Russia request details from China on Sungari chemicals spill.


29/7 Tass 164

MOSCOW, July 29 (Itar-Tass) - The Russian Ministry of Natural
Resources placed an official inquiry with China demanding detailed
information on the emergency situation in the Jilin province, in which
containers with poisonous chemicals had been washed away into the Sungari
river.
The inquiry was placed at the instruction of Minister of Natural
Resources Yuri Trutnev, the Ministry's press service said.
The accident occurred in Jilin, Yongji Country, on Wednesday.
Preliminary reports said barrels with 510 tons of chemicals were washed
down the Sungari (the right tributary of the Amur river).
"The information about the accident has special significance for
Russia, because water flows move from China to Russia. The Russian
Ministry of Natural Resources requested an estimate of the possible
negative influence of the environmental pollution," the press service said.
In addition, the Ministry ordered its subordinate agencies - the
Federal Agency for Water Resources, the Federal Service for Supervision of
Nature Resources and the Federal Service for Hydrometeorology and
Environmental Monitoring to step up the monitoring of the environment.
The waters tainted by the chemicals are expected to reach the mouth of
the Sungari near the Russian border on August 4. There have been no
reports that the barrels have been leaking chemicals, the Russian
Emergency Situations Ministry said.
The Russian Ministry of Natural Resources said it signed a memorandum
with the Chinese Ministry of Environmental Protection in 2008, which
commits the signatories to inform each other in case of the situations
posing environmental threats.
The Russian Emergency Situations Ministry said the quality of the
Sungari water remains unchanged.
"The far eastern regional centre of the Emergency Situations Ministry
received an answer to the inquiry sent to the Chinese consulate general in
Khabarovsk in connection with the accident in the province of Jilin in
north-western China, where barrels with chemicals were washed down the
Sungari river (a tributary of the Amur) as a result of flood. The Jilin
authorities are taking all the necessary measurers to eliminate the
aftermath of the accident," it said.
Several interception lines have been set downstream the Sungari, and
environmental monitoring has been launched.

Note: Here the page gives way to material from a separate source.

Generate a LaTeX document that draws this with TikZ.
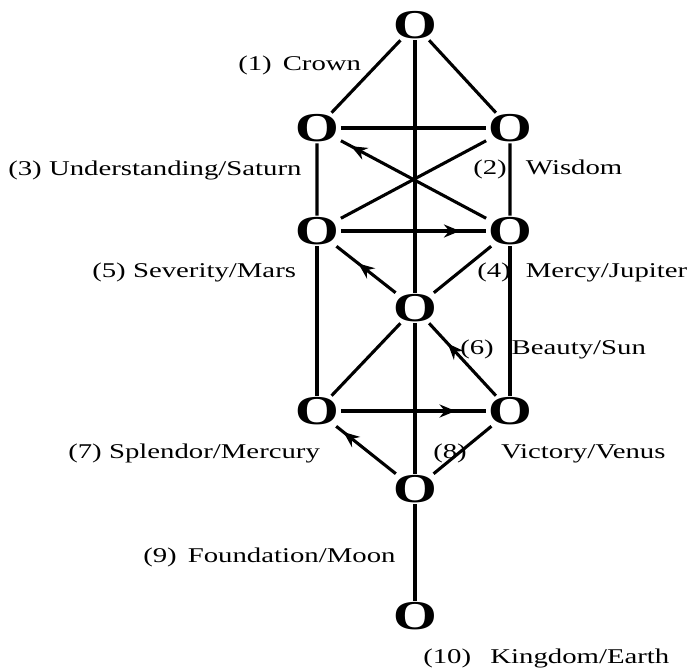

"According to the centre for investigations into environmental
incidents under the Chinese Ministry of Environmental Protection, there
have been no changes in the quality of the water in the river at present,"
the far eastern regional centre of the Russian Emergency Situations
Ministry said.
The Russian Roshydromet and Rospoterbnadzor agencies said daily
monitoring had not revealed any deviations from the permissible content of
harmful substances in the Amur in the past few days.
"Nevertheless, additional monitoring of the condition of the Amur
water has begun," it added.
By now, China reportedly lost track of an overwhelming majority of the
barrels with chemicals washed down the Sungari. So far, they have been
able to retrieve 400 of 7,000 barrels. There is no accurate information on
whether the barrels are full with chemicals or empty. It is known that
3,000 barrels contain dangerous chemicals -- 170 kilograms of
trimethylchlorosilane and hexamethyldisilazane, which are caustic
flammable liquids.
The barrels were washed into the river on Wednesday morning, Moscow
time. Specialists said they are unlikely to be carried as far as the Amur
and that most likely they drowned. However, if they leak, the poisonous
chemicals will certainly be carried downstream to the Amur.
It is not the first case of China's polluting the Amur waters. In
November 2005, more than 100 tons of benzene were washed into the Sungari
after an accident at a Jilin chemical plant. It was the largest
environmental disaster. On January 17, 2010, an explosion occurred at a
Jilin chemical plant which emitted chemical gases into the atmosphere.